What is asked> Write out the entire listing below exactly, with the pictures left out.

_ _ _

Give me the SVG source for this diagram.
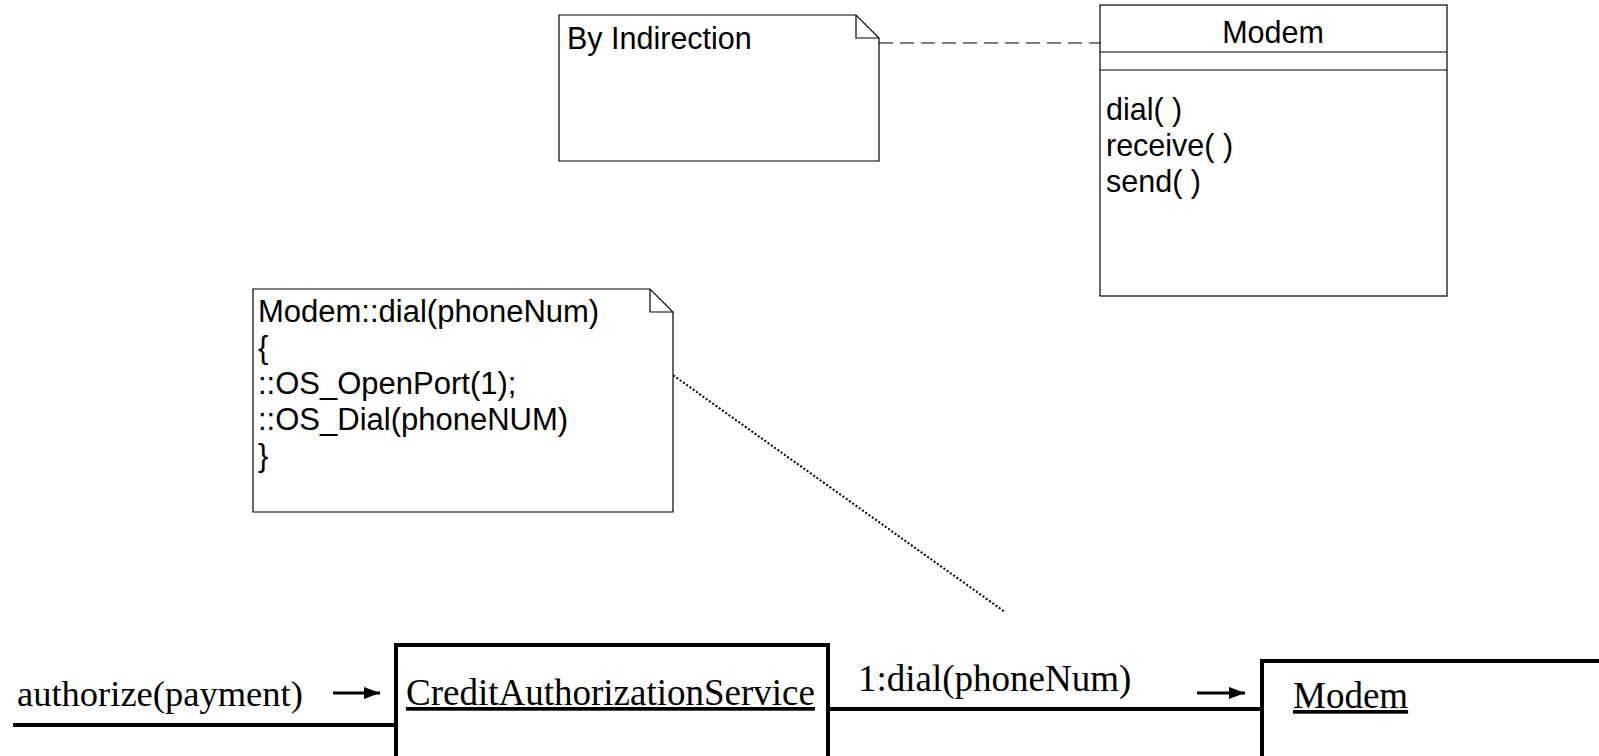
<svg xmlns="http://www.w3.org/2000/svg" width="1599" height="756" viewBox="0 0 1599 756">
<defs>
<style>
.note{fill:#fff;stroke:#000;stroke-width:1.2}
.thin{fill:none;stroke:#000;stroke-width:1.2}
.sans{font-family:"Liberation Sans",Arial,sans-serif;fill:#000}
.serif{font-family:"Liberation Serif","Times New Roman",serif;fill:#000}
.box{fill:#fff;stroke:#000;stroke-width:4}
.link{fill:none;stroke:#000;stroke-width:4}
</style>
<marker id="ah" markerWidth="16" markerHeight="12" refX="16" refY="6" orient="auto" markerUnits="userSpaceOnUse">
<path d="M0,0 L16,6 L0,12 Z" fill="#000"/>
</marker>
</defs>
<rect width="1599" height="756" fill="#fff"/>

<g id="connectors">
<path d="M879,43 H1100" fill="none" stroke="#000" stroke-width="1.2" stroke-dasharray="14,7"/>
<path d="M670,373 L1005,612" fill="none" stroke="#000" stroke-width="2" stroke-dasharray="2,2"/>
<path class="link" d="M13,725 H396"/>
<path class="link" d="M828,709 H1262"/>
<path d="M333,693 H380" stroke="#000" stroke-width="3" marker-end="url(#ah)"/>
<path d="M1197,693 H1245" stroke="#000" stroke-width="3" marker-end="url(#ah)"/>
</g>

<g id="note-indirection">
<path class="note" d="M559,15 H856 L879,38 V161 H559 Z"/>
<path class="thin" d="M856,15 V38 H879"/>
<text class="sans" x="567" y="49" font-size="30.5">By Indirection</text>
</g>

<g id="class-modem">
<rect x="1100" y="5" width="347" height="291" fill="#fff" stroke="#000" stroke-width="1.2"/>
<path class="thin" d="M1100,52 H1447 M1100,70 H1447"/>
<text class="sans" x="1273" y="43" font-size="30.5" text-anchor="middle">Modem</text>
<text class="sans" x="1106" y="120" font-size="30.5">dial( )</text>
<text class="sans" x="1106" y="156" font-size="30.5">receive( )</text>
<text class="sans" x="1106" y="192" font-size="30.5">send( )</text>
</g>

<g id="note-code">
<path class="note" d="M253,289 H650 L673,312 V512 H253 Z"/>
<path class="thin" d="M650,289 V312 H673"/>
<text class="sans" font-size="31">
<tspan x="258" y="322">Modem::dial(phoneNum)</tspan>
<tspan x="258" y="358">{</tspan>
<tspan x="258" y="394">::OS_OpenPort(1);</tspan>
<tspan x="258" y="430">::OS_Dial(phoneNUM)</tspan>
<tspan x="258" y="466">}</tspan>
</text>
</g>

<g id="label-authorize">
<text class="serif" x="17" y="706" font-size="36.5">authorize(payment)</text>
</g>

<g id="obj-cas">
<rect class="box" x="396" y="645" width="432" height="113"/>
<text class="serif" x="406" y="705" font-size="37" text-decoration="underline">CreditAuthorizationService</text>
</g>

<g id="label-dial">
<text class="serif" x="858" y="691" font-size="37">1:dial(phoneNum)</text>
</g>

<g id="obj-modem">
<rect class="box" x="1262" y="661" width="360" height="97"/>
<text class="serif" x="1293" y="708" font-size="37" text-decoration="underline">Modem</text>
</g>
</svg>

_ _ _

Correct output>
Give me the SVG source for this diagram.
<svg xmlns="http://www.w3.org/2000/svg" width="1599" height="756" viewBox="0 0 1599 756">
<defs>
<style>
.note{fill:#fff;stroke:#000;stroke-width:1.2}
.thin{fill:none;stroke:#000;stroke-width:1.2}
.sans{font-family:"Liberation Sans",Arial,sans-serif;fill:#000}
.serif{font-family:"Liberation Serif","Times New Roman",serif;fill:#000}
.box{fill:#fff;stroke:#000;stroke-width:4}
.link{fill:none;stroke:#000;stroke-width:4}
</style>
<marker id="ah" markerWidth="16" markerHeight="12" refX="16" refY="6" orient="auto" markerUnits="userSpaceOnUse">
<path d="M0,0 L16,6 L0,12 Z" fill="#000"/>
</marker>
</defs>
<rect width="1599" height="756" fill="#fff"/>

<g id="connectors">
<path d="M879,43 H1100" fill="none" stroke="#000" stroke-width="1.2" stroke-dasharray="14,7"/>
<path d="M670,373 L1005,612" fill="none" stroke="#000" stroke-width="2" stroke-dasharray="2,2"/>
<path class="link" d="M13,725 H396"/>
<path class="link" d="M828,709 H1262"/>
<path d="M333,693 H380" stroke="#000" stroke-width="3" marker-end="url(#ah)"/>
<path d="M1197,693 H1245" stroke="#000" stroke-width="3" marker-end="url(#ah)"/>
</g>

<g id="note-indirection">
<path class="note" d="M559,15 H856 L879,38 V161 H559 Z"/>
<path class="thin" d="M856,15 V38 H879"/>
<text class="sans" x="567" y="49" font-size="30.5">By Indirection</text>
</g>

<g id="class-modem">
<rect x="1100" y="5" width="347" height="291" fill="#fff" stroke="#000" stroke-width="1.2"/>
<path class="thin" d="M1100,52 H1447 M1100,70 H1447"/>
<text class="sans" x="1273" y="43" font-size="30.5" text-anchor="middle">Modem</text>
<text class="sans" x="1106" y="120" font-size="30.5">dial( )</text>
<text class="sans" x="1106" y="156" font-size="30.5">receive( )</text>
<text class="sans" x="1106" y="192" font-size="30.5">send( )</text>
</g>

<g id="note-code">
<path class="note" d="M253,289 H650 L673,312 V512 H253 Z"/>
<path class="thin" d="M650,289 V312 H673"/>
<text class="sans" font-size="31">
<tspan x="258" y="322">Modem::dial(phoneNum)</tspan>
<tspan x="258" y="358">{</tspan>
<tspan x="258" y="394">::OS_OpenPort(1);</tspan>
<tspan x="258" y="430">::OS_Dial(phoneNUM)</tspan>
<tspan x="258" y="466">}</tspan>
</text>
</g>

<g id="label-authorize">
<text class="serif" x="17" y="706" font-size="36.5">authorize(payment)</text>
</g>

<g id="obj-cas">
<rect class="box" x="396" y="645" width="432" height="113"/>
<text class="serif" x="406" y="705" font-size="37" text-decoration="underline">CreditAuthorizationService</text>
</g>

<g id="label-dial">
<text class="serif" x="858" y="691" font-size="37">1:dial(phoneNum)</text>
</g>

<g id="obj-modem">
<rect class="box" x="1262" y="661" width="360" height="97"/>
<text class="serif" x="1293" y="708" font-size="37" text-decoration="underline">Modem</text>
</g>
</svg>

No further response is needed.